Work required
Scan the data below for the string "matplotlib". Copy every line where it appears.
□ □ □ □
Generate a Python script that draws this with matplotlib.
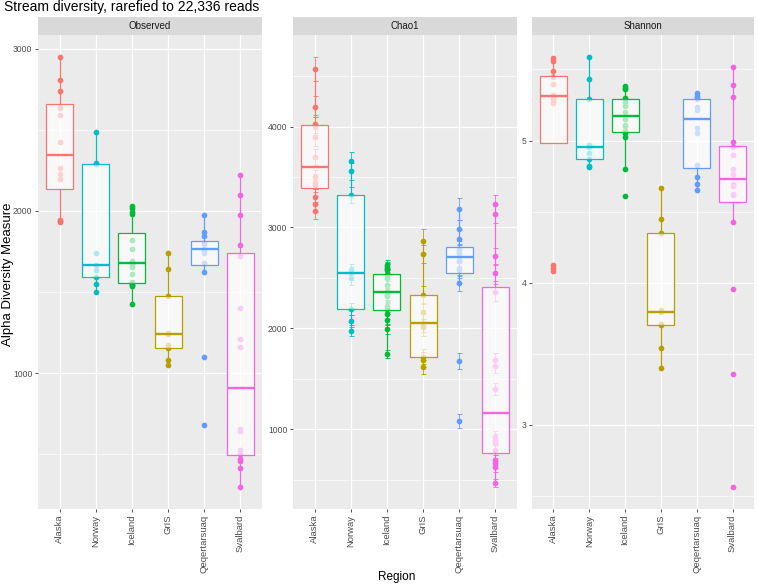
import numpy as np
import matplotlib.pyplot as plt
from matplotlib.ticker import MultipleLocator

plt.rcParams['font.family'] = ['Liberation Sans', 'DejaVu Sans']

# Data
regions = ['Alaska', 'Norway', 'Iceland', 'GrIS', 'Qeqertarsuaq', 'Svalbard']
colors = ['#F8766D', '#00BFC4', '#00BA38', '#B79F00', '#619CFF', '#F564E3']

observed = [
    [1932, 1938, 1945, 2200, 2229, 2265, 2425, 2591, 2634, 2743, 2810, 2953],
    [1502, 1549, 1594, 1638, 1668, 1738, 2290, 2294, 2489],
    [1428, 1535, 1545, 1550, 1560, 1609, 1652, 1675, 1679, 1693, 1765, 1821, 1983, 1994, 2016, 2028],
    [1047, 1082, 1156, 1170, 1244, 1246, 1477, 1643, 1742],
    [680, 1100, 1623, 1680, 1740, 1759, 1768, 1798, 1805, 1843, 1868, 1975],
    [294, 413, 460, 469, 500, 526, 642, 654, 1158, 1210, 1399, 1722, 1790, 1973, 2101, 2222],
]

chao1 = [
    [3165, 3234, 3306, 3417, 3455, 3495, 3697, 3895, 4007, 4027, 4198, 4575],
    [1975, 2075, 2193, 2494, 2547, 2573, 3323, 3558, 3660],
    [1747, 1995, 2085, 2144, 2196, 2216, 2322, 2340, 2370, 2431, 2500, 2530, 2573, 2590, 2607, 2625],
    [1618, 1688, 1718, 2008, 2052, 2157, 2333, 2741, 2867],
    [1083, 1678, 2448, 2575, 2600, 2669, 2749, 2758, 2785, 2884, 2983, 3181],
    [464, 623, 662, 696, 792, 862, 895, 920, 1400, 1622, 1685, 2355, 2553, 2712, 3132, 3234],
]

chao1_se = [
    [85, 80, 75, 70, 72, 78, 80, 85, 90, 88, 100, 119],
    [56, 58, 60, 62, 65, 66, 80, 85, 92],
    [42, 50, 52, 50, 55, 55, 58, 56, 60, 58, 60, 62, 60, 58, 55, 50],
    [70, 75, 72, 88, 85, 90, 88, 89, 116],
    [70, 80, 76, 75, 78, 80, 80, 82, 85, 88, 95, 106],
    [42, 45, 48, 50, 52, 55, 55, 58, 60, 65, 68, 80, 85, 88, 90, 89],
]

shannon = [
    [4.079, 4.100, 4.121, 5.267, 5.286, 5.300, 5.321, 5.397, 5.446, 5.492, 5.563, 5.579],
    [4.813, 4.824, 4.873, 4.911, 4.951, 4.970, 5.293, 5.432, 5.591],
    [4.606, 4.799, 5.028, 5.050, 5.065, 5.100, 5.108, 5.150, 5.200, 5.244, 5.270, 5.290, 5.300, 5.361, 5.373, 5.385],
    [3.399, 3.537, 3.700, 3.711, 3.795, 3.805, 4.349, 4.451, 4.665],
    [4.655, 4.693, 4.745, 4.831, 5.050, 5.087, 5.218, 5.235, 5.291, 5.300, 5.310, 5.335],
    [2.558, 3.357, 3.952, 4.428, 4.616, 4.623, 4.680, 4.692, 4.766, 4.801, 4.897, 4.953, 4.986, 5.307, 5.390, 5.516],
]

measures = ['Observed', 'Chao1', 'Shannon']
values = [observed, chao1, shannon]
errors = [None, chao1_se, None]
steps = [1000, 1000, 1]

# Layout (pixels)
W, H = 758, 584
panels = [(38, 224), (293, 224), (532, 222)]
top, bottom = 35, 509

fig = plt.figure(figsize=(W / 100, H / 100), dpi=100)

for k in range(3):
    left, width = panels[k]
    ax = fig.add_axes([left / W, 1 - bottom / H, width / W, (bottom - top) / H])
    ax.set_facecolor('#EBEBEB')
    for s in ax.spines.values():
        s.set_visible(False)

    data = values[k]
    err = errors[k]
    pos = np.arange(1, len(regions) + 1)

    lo, hi = np.inf, -np.inf
    for i, d in enumerate(data):
        d = np.array(d, dtype=float)
        x = np.full(len(d), pos[i])
        if err is not None:
            e = np.array(err[i], dtype=float)
            ax.errorbar(x, d, yerr=e, fmt='none', ecolor=colors[i], elinewidth=0.6,
                        capsize=1.8, capthick=0.6, zorder=2)
            lo, hi = min(lo, (d - e).min()), max(hi, (d + e).max())
        else:
            lo, hi = min(lo, d.min()), max(hi, d.max())
        ax.scatter(x, d, s=17, color=colors[i], linewidths=0, zorder=2)

    bp = ax.boxplot(data, positions=pos, widths=0.75, patch_artist=True,
                    showfliers=False, showcaps=False, whis=1.5)
    for i in range(len(data)):
        c = colors[i]
        box = bp['boxes'][i]
        box.set_facecolor((1, 1, 1, 0.68))
        box.set_edgecolor(c)
        box.set_linewidth(0.9)
        box.set_zorder(3)
        bp['medians'][i].set_color(c)
        bp['medians'][i].set_linewidth(1.7)
        bp['medians'][i].set_zorder(4)
        for w in bp['whiskers'][2 * i:2 * i + 2]:
            w.set_color(c)
            w.set_linewidth(0.9)
            w.set_zorder(3)

    pad = 0.05 * (hi - lo)
    ax.set_ylim(lo - pad, hi + pad)
    ax.set_xlim(0.4, len(regions) + 0.6)

    ax.yaxis.set_major_locator(MultipleLocator(steps[k]))
    ax.yaxis.set_minor_locator(MultipleLocator(steps[k] / 2))
    ax.set_xticks(pos)
    ax.set_xticklabels(regions, rotation=90, fontsize=6.8)
    ax.set_axisbelow(True)
    ax.grid(which='major', color='white', linewidth=0.9)
    ax.grid(which='minor', axis='y', color='white', linewidth=0.45)
    ax.tick_params(which='major', length=2.5, width=0.6, color='#333333',
                   labelcolor='#4D4D4D', pad=1.5)
    ax.tick_params(axis='y', labelsize=6.2)
    ax.tick_params(which='minor', length=0)

    # facet strip
    sax = fig.add_axes([left / W, 1 - top / H, width / W, 18 / H])
    sax.set_facecolor('#D9D9D9')
    sax.set_xticks([])
    sax.set_yticks([])
    for s in sax.spines.values():
        s.set_visible(False)
    sax.text(0.5, 0.5, measures[k], ha='center', va='center', fontsize=7,
             color='#1A1A1A', transform=sax.transAxes)

fig.text(4 / W, 1 - 11 / H, 'Stream diversity, rarefied to 22,336 reads',
         fontsize=10, color='black', va='baseline', ha='left')
fig.text(8 / W, 1 - 274 / H, 'Alpha Diversity Measure', rotation=90,
         fontsize=9.5, ha='center', va='center')
fig.text(397 / W, 1 - 577 / H, 'Region', fontsize=8.5, ha='center', va='center')

fig.savefig('out.png', dpi=100)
□ □ □ □
Correct response
Generate a Python script that draws this with matplotlib.
import matplotlib.pyplot as plt
from matplotlib.ticker import MultipleLocator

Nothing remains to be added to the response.